Each line from the start of the data below through the one containing "import plotly.graph_objects as go" must be reproduced exactly.
— begin Supplied data —
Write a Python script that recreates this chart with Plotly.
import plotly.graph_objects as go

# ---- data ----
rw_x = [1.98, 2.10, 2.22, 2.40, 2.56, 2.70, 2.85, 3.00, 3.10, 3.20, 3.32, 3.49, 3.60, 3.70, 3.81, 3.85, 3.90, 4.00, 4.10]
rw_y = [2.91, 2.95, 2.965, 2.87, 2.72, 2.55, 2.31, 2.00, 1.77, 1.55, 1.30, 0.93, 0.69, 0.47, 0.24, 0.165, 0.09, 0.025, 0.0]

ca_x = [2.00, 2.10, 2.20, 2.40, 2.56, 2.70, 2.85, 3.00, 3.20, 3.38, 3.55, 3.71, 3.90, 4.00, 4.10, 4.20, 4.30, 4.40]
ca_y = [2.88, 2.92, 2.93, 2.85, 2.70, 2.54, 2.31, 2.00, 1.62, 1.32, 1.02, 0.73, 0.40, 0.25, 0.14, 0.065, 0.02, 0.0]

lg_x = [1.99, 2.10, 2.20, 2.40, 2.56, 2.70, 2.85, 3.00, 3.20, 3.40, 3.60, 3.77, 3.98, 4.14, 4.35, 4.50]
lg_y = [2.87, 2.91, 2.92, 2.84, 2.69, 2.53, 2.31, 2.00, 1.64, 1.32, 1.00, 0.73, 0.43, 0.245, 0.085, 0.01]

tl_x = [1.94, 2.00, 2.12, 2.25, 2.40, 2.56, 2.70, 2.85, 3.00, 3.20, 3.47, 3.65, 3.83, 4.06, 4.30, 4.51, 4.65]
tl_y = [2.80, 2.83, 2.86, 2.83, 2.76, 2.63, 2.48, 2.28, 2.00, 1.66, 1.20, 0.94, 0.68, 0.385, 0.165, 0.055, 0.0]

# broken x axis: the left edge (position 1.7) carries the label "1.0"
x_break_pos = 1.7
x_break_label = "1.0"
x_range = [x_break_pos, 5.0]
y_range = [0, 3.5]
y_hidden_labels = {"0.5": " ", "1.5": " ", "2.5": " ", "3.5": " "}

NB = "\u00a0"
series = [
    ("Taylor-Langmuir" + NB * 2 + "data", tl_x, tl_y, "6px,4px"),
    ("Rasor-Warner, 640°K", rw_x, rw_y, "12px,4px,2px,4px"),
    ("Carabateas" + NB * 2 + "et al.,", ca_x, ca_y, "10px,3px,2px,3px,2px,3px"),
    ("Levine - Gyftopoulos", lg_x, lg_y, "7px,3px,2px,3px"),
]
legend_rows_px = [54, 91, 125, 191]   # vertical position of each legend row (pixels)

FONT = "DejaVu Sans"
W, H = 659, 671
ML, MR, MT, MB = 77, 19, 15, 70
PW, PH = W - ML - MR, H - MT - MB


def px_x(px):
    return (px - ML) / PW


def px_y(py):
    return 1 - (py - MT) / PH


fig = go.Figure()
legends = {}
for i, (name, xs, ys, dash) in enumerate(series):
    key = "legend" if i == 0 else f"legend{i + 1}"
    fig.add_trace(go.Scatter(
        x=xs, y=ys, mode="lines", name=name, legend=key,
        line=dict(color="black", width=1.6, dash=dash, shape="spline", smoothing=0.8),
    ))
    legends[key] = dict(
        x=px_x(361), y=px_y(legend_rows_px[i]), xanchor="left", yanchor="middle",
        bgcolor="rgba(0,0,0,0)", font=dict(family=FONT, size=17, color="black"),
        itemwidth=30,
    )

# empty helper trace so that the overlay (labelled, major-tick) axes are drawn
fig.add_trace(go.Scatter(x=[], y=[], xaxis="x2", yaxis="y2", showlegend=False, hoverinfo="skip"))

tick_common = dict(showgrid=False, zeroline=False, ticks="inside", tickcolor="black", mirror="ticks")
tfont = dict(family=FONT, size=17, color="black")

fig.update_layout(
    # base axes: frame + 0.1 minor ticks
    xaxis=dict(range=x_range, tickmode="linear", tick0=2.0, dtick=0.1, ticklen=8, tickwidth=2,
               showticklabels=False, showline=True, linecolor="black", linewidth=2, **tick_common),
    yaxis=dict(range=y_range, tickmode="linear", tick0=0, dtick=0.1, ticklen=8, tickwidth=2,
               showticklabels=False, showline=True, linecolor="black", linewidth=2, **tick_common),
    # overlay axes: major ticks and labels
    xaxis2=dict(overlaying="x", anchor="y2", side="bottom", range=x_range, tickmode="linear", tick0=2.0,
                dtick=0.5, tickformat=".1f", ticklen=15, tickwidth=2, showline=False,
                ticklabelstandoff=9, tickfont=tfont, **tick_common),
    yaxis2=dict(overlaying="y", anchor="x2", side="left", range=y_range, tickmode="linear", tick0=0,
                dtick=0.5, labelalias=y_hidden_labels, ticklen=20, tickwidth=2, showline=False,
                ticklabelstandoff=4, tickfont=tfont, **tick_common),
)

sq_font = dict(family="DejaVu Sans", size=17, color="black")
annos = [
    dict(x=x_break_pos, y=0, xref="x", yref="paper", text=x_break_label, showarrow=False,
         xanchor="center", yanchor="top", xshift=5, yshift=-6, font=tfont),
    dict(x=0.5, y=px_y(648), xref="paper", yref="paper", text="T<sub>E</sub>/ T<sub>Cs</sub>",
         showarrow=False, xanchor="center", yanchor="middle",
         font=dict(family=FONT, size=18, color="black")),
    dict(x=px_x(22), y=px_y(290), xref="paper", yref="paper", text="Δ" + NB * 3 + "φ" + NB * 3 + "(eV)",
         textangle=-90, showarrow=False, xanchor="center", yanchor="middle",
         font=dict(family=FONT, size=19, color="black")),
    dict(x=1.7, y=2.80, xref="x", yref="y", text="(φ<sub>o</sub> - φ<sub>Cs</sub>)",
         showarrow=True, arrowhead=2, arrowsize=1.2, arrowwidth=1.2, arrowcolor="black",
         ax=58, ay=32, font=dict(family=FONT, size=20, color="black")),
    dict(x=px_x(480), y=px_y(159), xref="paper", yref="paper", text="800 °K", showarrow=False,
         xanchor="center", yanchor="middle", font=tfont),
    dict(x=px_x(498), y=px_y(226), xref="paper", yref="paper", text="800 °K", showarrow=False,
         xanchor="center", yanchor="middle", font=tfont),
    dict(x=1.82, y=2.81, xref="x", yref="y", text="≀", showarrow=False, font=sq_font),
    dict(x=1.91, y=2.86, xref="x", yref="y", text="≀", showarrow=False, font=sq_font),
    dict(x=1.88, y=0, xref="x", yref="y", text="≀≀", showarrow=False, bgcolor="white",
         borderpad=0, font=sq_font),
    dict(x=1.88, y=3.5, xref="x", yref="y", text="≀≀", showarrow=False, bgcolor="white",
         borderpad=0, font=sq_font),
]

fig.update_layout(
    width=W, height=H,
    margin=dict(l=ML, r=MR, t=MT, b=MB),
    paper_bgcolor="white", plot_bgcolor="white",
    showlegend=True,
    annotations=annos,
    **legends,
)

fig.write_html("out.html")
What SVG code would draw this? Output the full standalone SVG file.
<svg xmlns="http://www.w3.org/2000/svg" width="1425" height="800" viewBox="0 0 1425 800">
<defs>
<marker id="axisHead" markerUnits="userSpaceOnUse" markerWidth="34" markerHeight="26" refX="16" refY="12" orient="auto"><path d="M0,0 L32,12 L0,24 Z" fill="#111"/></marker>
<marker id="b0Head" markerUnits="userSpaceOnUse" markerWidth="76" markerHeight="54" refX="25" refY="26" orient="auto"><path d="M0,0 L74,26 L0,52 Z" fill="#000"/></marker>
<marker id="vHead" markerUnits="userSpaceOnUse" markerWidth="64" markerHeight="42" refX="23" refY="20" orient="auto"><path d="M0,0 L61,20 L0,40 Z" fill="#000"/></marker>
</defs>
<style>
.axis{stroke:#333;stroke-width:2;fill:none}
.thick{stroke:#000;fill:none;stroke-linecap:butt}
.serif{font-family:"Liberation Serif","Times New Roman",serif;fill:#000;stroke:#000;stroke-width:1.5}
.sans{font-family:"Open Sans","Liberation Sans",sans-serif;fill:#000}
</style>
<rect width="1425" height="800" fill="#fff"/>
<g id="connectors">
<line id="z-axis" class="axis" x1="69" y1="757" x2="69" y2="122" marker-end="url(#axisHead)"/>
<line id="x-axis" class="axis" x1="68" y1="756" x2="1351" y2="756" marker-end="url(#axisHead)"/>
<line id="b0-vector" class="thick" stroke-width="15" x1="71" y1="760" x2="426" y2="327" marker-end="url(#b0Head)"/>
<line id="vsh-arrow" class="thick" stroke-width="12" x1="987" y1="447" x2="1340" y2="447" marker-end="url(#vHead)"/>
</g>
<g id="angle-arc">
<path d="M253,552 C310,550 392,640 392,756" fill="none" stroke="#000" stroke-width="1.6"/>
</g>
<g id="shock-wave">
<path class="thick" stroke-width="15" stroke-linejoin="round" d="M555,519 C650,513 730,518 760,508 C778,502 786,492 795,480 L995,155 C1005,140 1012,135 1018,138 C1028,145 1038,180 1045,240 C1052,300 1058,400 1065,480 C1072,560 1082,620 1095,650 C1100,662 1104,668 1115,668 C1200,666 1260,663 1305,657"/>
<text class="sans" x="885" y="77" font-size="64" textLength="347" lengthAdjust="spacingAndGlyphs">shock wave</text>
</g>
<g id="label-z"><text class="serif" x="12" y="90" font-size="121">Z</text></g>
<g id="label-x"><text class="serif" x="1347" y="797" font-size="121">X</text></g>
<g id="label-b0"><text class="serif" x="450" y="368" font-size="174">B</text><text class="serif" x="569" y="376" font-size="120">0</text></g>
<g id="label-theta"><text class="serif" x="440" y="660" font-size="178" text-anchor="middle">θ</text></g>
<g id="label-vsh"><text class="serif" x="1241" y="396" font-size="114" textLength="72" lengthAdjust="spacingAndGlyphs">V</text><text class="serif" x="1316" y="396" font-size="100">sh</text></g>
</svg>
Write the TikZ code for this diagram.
— end Supplied data —
> **Answer to the exercise**
Write a Python script that recreates this chart with Plotly.
import plotly.graph_objects as go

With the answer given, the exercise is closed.